Transcribe all of the material exactly. Any picture in it should be left out.
## START MATERIAL
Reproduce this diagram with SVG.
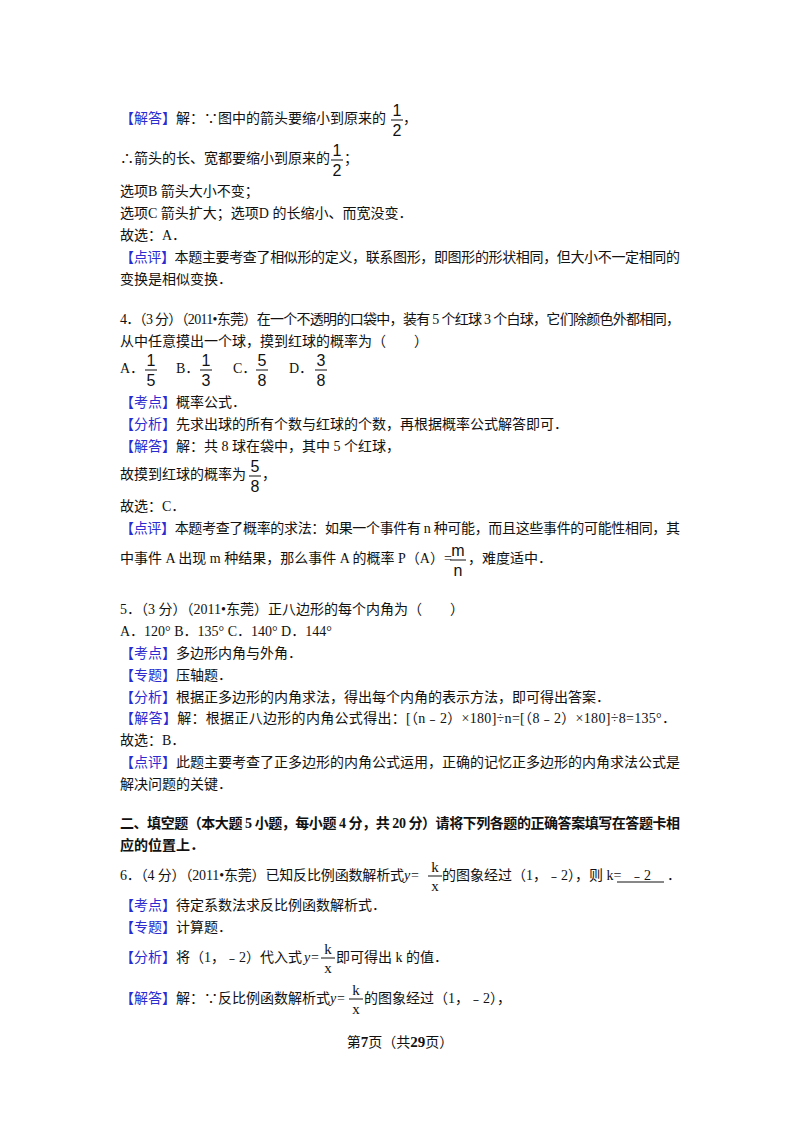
<svg xmlns="http://www.w3.org/2000/svg" width="800" height="1132" viewBox="0 0 800 1132">
<style>
text{font-family:"Liberation Serif","Noto Sans CJK SC",serif;font-size:14px;fill:#111}
.b{fill:#2b2bd0}
.f{font-family:"Liberation Sans",sans-serif;font-size:16px;text-anchor:middle}
.fs{font-family:"Liberation Serif",serif;font-size:15px;text-anchor:middle}
.h{font-weight:bold}
line{stroke:#111;stroke-width:1}
</style>
<rect width="800" height="1132" fill="#fff"/>
<g id="q3">
<text x="120" y="123"><tspan class="b">【解答】</tspan>解：∵图中的箭头要缩小到原来的</text>
<text class="f" x="397" y="116">1</text><line x1="391" y1="120" x2="403" y2="120"/><text class="f" x="397" y="136">2</text>
<text x="403" y="123">，</text>
<text x="120" y="163">∴箭头的长、宽都要缩小到原来的</text>
<text class="f" x="337" y="156">1</text><line x1="331" y1="160" x2="343" y2="160"/><text class="f" x="337" y="176">2</text>
<text x="344" y="163">；</text>
<text x="120" y="196">选项B 箭头大小不变；</text>
<text x="120" y="218">选项C 箭头扩大；选项D 的长缩小、而宽没变．</text>
<text x="120" y="240">故选：A．</text>
<text x="120" y="262" textLength="560" lengthAdjust="spacing"><tspan class="b">【点评】</tspan>本题主要考查了相似形的定义，联系图形，即图形的形状相同，但大小不一定相同的</text>
<text x="120" y="284">变换是相似变换．</text>
</g>
<g id="q4">
<text x="120" y="324" textLength="560" lengthAdjust="spacing">4．（3 分）（2011•东莞）在一个不透明的口袋中，装有 5 个红球 3 个白球，它们除颜色外都相同，</text>
<text x="120" y="346">从中任意摸出一个球，摸到红球的概率为（　　）</text>
<text x="120" y="373">A．</text>
<text class="f" x="151" y="366">1</text><line x1="145" y1="370" x2="157" y2="370"/><text class="f" x="151" y="386">5</text>
<text x="176" y="373">B．</text>
<text class="f" x="206" y="366">1</text><line x1="200" y1="370" x2="212" y2="370"/><text class="f" x="206" y="386">3</text>
<text x="233" y="373">C．</text>
<text class="f" x="262" y="366">5</text><line x1="256" y1="370" x2="268" y2="370"/><text class="f" x="262" y="386">8</text>
<text x="289" y="373">D．</text>
<text class="f" x="321" y="366">3</text><line x1="315" y1="370" x2="327" y2="370"/><text class="f" x="321" y="386">8</text>
<text x="120" y="407"><tspan class="b">【考点】</tspan>概率公式．</text>
<text x="120" y="429"><tspan class="b">【分析】</tspan>先求出球的所有个数与红球的个数，再根据概率公式解答即可．</text>
<text x="120" y="451"><tspan class="b">【解答】</tspan>解：共 8 球在袋中，其中 5 个红球，</text>
<text x="120" y="479">故摸到红球的概率为</text>
<text class="f" x="255" y="472">5</text><line x1="249" y1="476" x2="261" y2="476"/><text class="f" x="255" y="492">8</text>
<text x="262" y="479">，</text>
<text x="120" y="511">故选：C．</text>
<text x="120" y="533" textLength="560" lengthAdjust="spacing"><tspan class="b">【点评】</tspan>本题考查了概率的求法：如果一个事件有 n 种可能，而且这些事件的可能性相同，其</text>
<text x="120" y="563">中事件 A 出现 m 种结果，那么事件 A 的概率 P（A）=</text>
<text class="f" x="458" y="556">m</text><line x1="450" y1="560" x2="466" y2="560"/><text class="f" x="458" y="576">n</text>
<text x="468" y="563">，难度适中．</text>
</g>
<g id="q5">
<text x="120" y="614">5．（3 分）（2011•东莞）正八边形的每个内角为（　　）</text>
<text x="120" y="636">A．120° B．135° C．140° D．144°</text>
<text x="120" y="658"><tspan class="b">【考点】</tspan>多边形内角与外角．</text>
<text x="120" y="680"><tspan class="b">【专题】</tspan>压轴题．</text>
<text x="120" y="702"><tspan class="b">【分析】</tspan>根据正多边形的内角求法，得出每个内角的表示方法，即可得出答案．</text>
<text x="120" y="723" textLength="556" lengthAdjust="spacing"><tspan class="b">【解答】</tspan>解：根据正八边形的内角公式得出：[（n﹣2）×180]÷n=[（8﹣2）×180]÷8=135°．</text>
<text x="120" y="745">故选：B．</text>
<text x="120" y="767" textLength="560" lengthAdjust="spacing"><tspan class="b">【点评】</tspan>此题主要考查了正多边形的内角公式运用，正确的记忆正多边形的内角求法公式是</text>
<text x="120" y="789">解决问题的关键．</text>
</g>
<g id="sec2">
<text class="h" x="120" y="828" textLength="560" lengthAdjust="spacing">二、填空题（本大题 5 小题，每小题 4 分，共 20 分）请将下列各题的正确答案填写在答题卡相</text>
<text class="h" x="120" y="850">应的位置上．</text>
</g>
<g id="q6">
<text x="120" y="880" textLength="284" lengthAdjust="spacing">6．（4 分）（2011•东莞）已知反比例函数解析式</text>
<text x="404" y="880" font-style="italic">y</text><text x="411" y="880">=</text>
<text class="fs" x="435" y="872">k</text><line x1="428" y1="876" x2="442" y2="876"/><text class="fs" x="435" y="891">x</text>
<text x="442" y="880">的图象经过（1，﹣2），则 k=</text>
<text x="630" y="880">﹣2</text><line x1="617" y1="882" x2="664" y2="882"/>
<text x="667" y="880">．</text>
<text x="120" y="910"><tspan class="b">【考点】</tspan>待定系数法求反比例函数解析式．</text>
<text x="120" y="932"><tspan class="b">【专题】</tspan>计算题．</text>
<text x="120" y="962"><tspan class="b">【分析】</tspan>将（1，﹣2）代入式</text>
<text x="304" y="962" font-style="italic">y</text><text x="311" y="962">=</text>
<text class="fs" x="328" y="954">k</text><line x1="321" y1="958" x2="335" y2="958"/><text class="fs" x="328" y="973">x</text>
<text x="336" y="962">即可得出 k 的值．</text>
<text x="120" y="1003"><tspan class="b">【解答】</tspan>解：∵反比例函数解析式</text>
<text x="330" y="1003" font-style="italic">y</text><text x="337" y="1003">=</text>
<text class="fs" x="356" y="995">k</text><line x1="349" y1="999" x2="363" y2="999"/><text class="fs" x="356" y="1014">x</text>
<text x="364" y="1003">的图象经过（1，﹣2），</text>
</g>
<g id="footer">
<text x="400" y="1047" text-anchor="middle" font-size="13">第<tspan class="h" font-size="15">7</tspan>页（共<tspan class="h" font-size="15">29</tspan>页）</text>
</g>
</svg>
## END MATERIAL
= TASK RESPONSE =
Reproduce this diagram with SVG.
<svg xmlns="http://www.w3.org/2000/svg" width="800" height="1132" viewBox="0 0 800 1132">
<style>
text{font-family:"Liberation Serif","Noto Sans CJK SC",serif;font-size:14px;fill:#111}
.b{fill:#2b2bd0}
.f{font-family:"Liberation Sans",sans-serif;font-size:16px;text-anchor:middle}
.fs{font-family:"Liberation Serif",serif;font-size:15px;text-anchor:middle}
.h{font-weight:bold}
line{stroke:#111;stroke-width:1}
</style>
<rect width="800" height="1132" fill="#fff"/>
<g id="q3">
<text x="120" y="123"><tspan class="b">【解答】</tspan>解：∵图中的箭头要缩小到原来的</text>
<text class="f" x="397" y="116">1</text><line x1="391" y1="120" x2="403" y2="120"/><text class="f" x="397" y="136">2</text>
<text x="403" y="123">，</text>
<text x="120" y="163">∴箭头的长、宽都要缩小到原来的</text>
<text class="f" x="337" y="156">1</text><line x1="331" y1="160" x2="343" y2="160"/><text class="f" x="337" y="176">2</text>
<text x="344" y="163">；</text>
<text x="120" y="196">选项B 箭头大小不变；</text>
<text x="120" y="218">选项C 箭头扩大；选项D 的长缩小、而宽没变．</text>
<text x="120" y="240">故选：A．</text>
<text x="120" y="262" textLength="560" lengthAdjust="spacing"><tspan class="b">【点评】</tspan>本题主要考查了相似形的定义，联系图形，即图形的形状相同，但大小不一定相同的</text>
<text x="120" y="284">变换是相似变换．</text>
</g>
<g id="q4">
<text x="120" y="324" textLength="560" lengthAdjust="spacing">4．（3 分）（2011•东莞）在一个不透明的口袋中，装有 5 个红球 3 个白球，它们除颜色外都相同，</text>
<text x="120" y="346">从中任意摸出一个球，摸到红球的概率为（　　）</text>
<text x="120" y="373">A．</text>
<text class="f" x="151" y="366">1</text><line x1="145" y1="370" x2="157" y2="370"/><text class="f" x="151" y="386">5</text>
<text x="176" y="373">B．</text>
<text class="f" x="206" y="366">1</text><line x1="200" y1="370" x2="212" y2="370"/><text class="f" x="206" y="386">3</text>
<text x="233" y="373">C．</text>
<text class="f" x="262" y="366">5</text><line x1="256" y1="370" x2="268" y2="370"/><text class="f" x="262" y="386">8</text>
<text x="289" y="373">D．</text>
<text class="f" x="321" y="366">3</text><line x1="315" y1="370" x2="327" y2="370"/><text class="f" x="321" y="386">8</text>
<text x="120" y="407"><tspan class="b">【考点】</tspan>概率公式．</text>
<text x="120" y="429"><tspan class="b">【分析】</tspan>先求出球的所有个数与红球的个数，再根据概率公式解答即可．</text>
<text x="120" y="451"><tspan class="b">【解答】</tspan>解：共 8 球在袋中，其中 5 个红球，</text>
<text x="120" y="479">故摸到红球的概率为</text>
<text class="f" x="255" y="472">5</text><line x1="249" y1="476" x2="261" y2="476"/><text class="f" x="255" y="492">8</text>
<text x="262" y="479">，</text>
<text x="120" y="511">故选：C．</text>
<text x="120" y="533" textLength="560" lengthAdjust="spacing"><tspan class="b">【点评】</tspan>本题考查了概率的求法：如果一个事件有 n 种可能，而且这些事件的可能性相同，其</text>
<text x="120" y="563">中事件 A 出现 m 种结果，那么事件 A 的概率 P（A）=</text>
<text class="f" x="458" y="556">m</text><line x1="450" y1="560" x2="466" y2="560"/><text class="f" x="458" y="576">n</text>
<text x="468" y="563">，难度适中．</text>
</g>
<g id="q5">
<text x="120" y="614">5．（3 分）（2011•东莞）正八边形的每个内角为（　　）</text>
<text x="120" y="636">A．120° B．135° C．140° D．144°</text>
<text x="120" y="658"><tspan class="b">【考点】</tspan>多边形内角与外角．</text>
<text x="120" y="680"><tspan class="b">【专题】</tspan>压轴题．</text>
<text x="120" y="702"><tspan class="b">【分析】</tspan>根据正多边形的内角求法，得出每个内角的表示方法，即可得出答案．</text>
<text x="120" y="723" textLength="556" lengthAdjust="spacing"><tspan class="b">【解答】</tspan>解：根据正八边形的内角公式得出：[（n﹣2）×180]÷n=[（8﹣2）×180]÷8=135°．</text>
<text x="120" y="745">故选：B．</text>
<text x="120" y="767" textLength="560" lengthAdjust="spacing"><tspan class="b">【点评】</tspan>此题主要考查了正多边形的内角公式运用，正确的记忆正多边形的内角求法公式是</text>
<text x="120" y="789">解决问题的关键．</text>
</g>
<g id="sec2">
<text class="h" x="120" y="828" textLength="560" lengthAdjust="spacing">二、填空题（本大题 5 小题，每小题 4 分，共 20 分）请将下列各题的正确答案填写在答题卡相</text>
<text class="h" x="120" y="850">应的位置上．</text>
</g>
<g id="q6">
<text x="120" y="880" textLength="284" lengthAdjust="spacing">6．（4 分）（2011•东莞）已知反比例函数解析式</text>
<text x="404" y="880" font-style="italic">y</text><text x="411" y="880">=</text>
<text class="fs" x="435" y="872">k</text><line x1="428" y1="876" x2="442" y2="876"/><text class="fs" x="435" y="891">x</text>
<text x="442" y="880">的图象经过（1，﹣2），则 k=</text>
<text x="630" y="880">﹣2</text><line x1="617" y1="882" x2="664" y2="882"/>
<text x="667" y="880">．</text>
<text x="120" y="910"><tspan class="b">【考点】</tspan>待定系数法求反比例函数解析式．</text>
<text x="120" y="932"><tspan class="b">【专题】</tspan>计算题．</text>
<text x="120" y="962"><tspan class="b">【分析】</tspan>将（1，﹣2）代入式</text>
<text x="304" y="962" font-style="italic">y</text><text x="311" y="962">=</text>
<text class="fs" x="328" y="954">k</text><line x1="321" y1="958" x2="335" y2="958"/><text class="fs" x="328" y="973">x</text>
<text x="336" y="962">即可得出 k 的值．</text>
<text x="120" y="1003"><tspan class="b">【解答】</tspan>解：∵反比例函数解析式</text>
<text x="330" y="1003" font-style="italic">y</text><text x="337" y="1003">=</text>
<text class="fs" x="356" y="995">k</text><line x1="349" y1="999" x2="363" y2="999"/><text class="fs" x="356" y="1014">x</text>
<text x="364" y="1003">的图象经过（1，﹣2），</text>
</g>
<g id="footer">
<text x="400" y="1047" text-anchor="middle" font-size="13">第<tspan class="h" font-size="15">7</tspan>页（共<tspan class="h" font-size="15">29</tspan>页）</text>
</g>
</svg>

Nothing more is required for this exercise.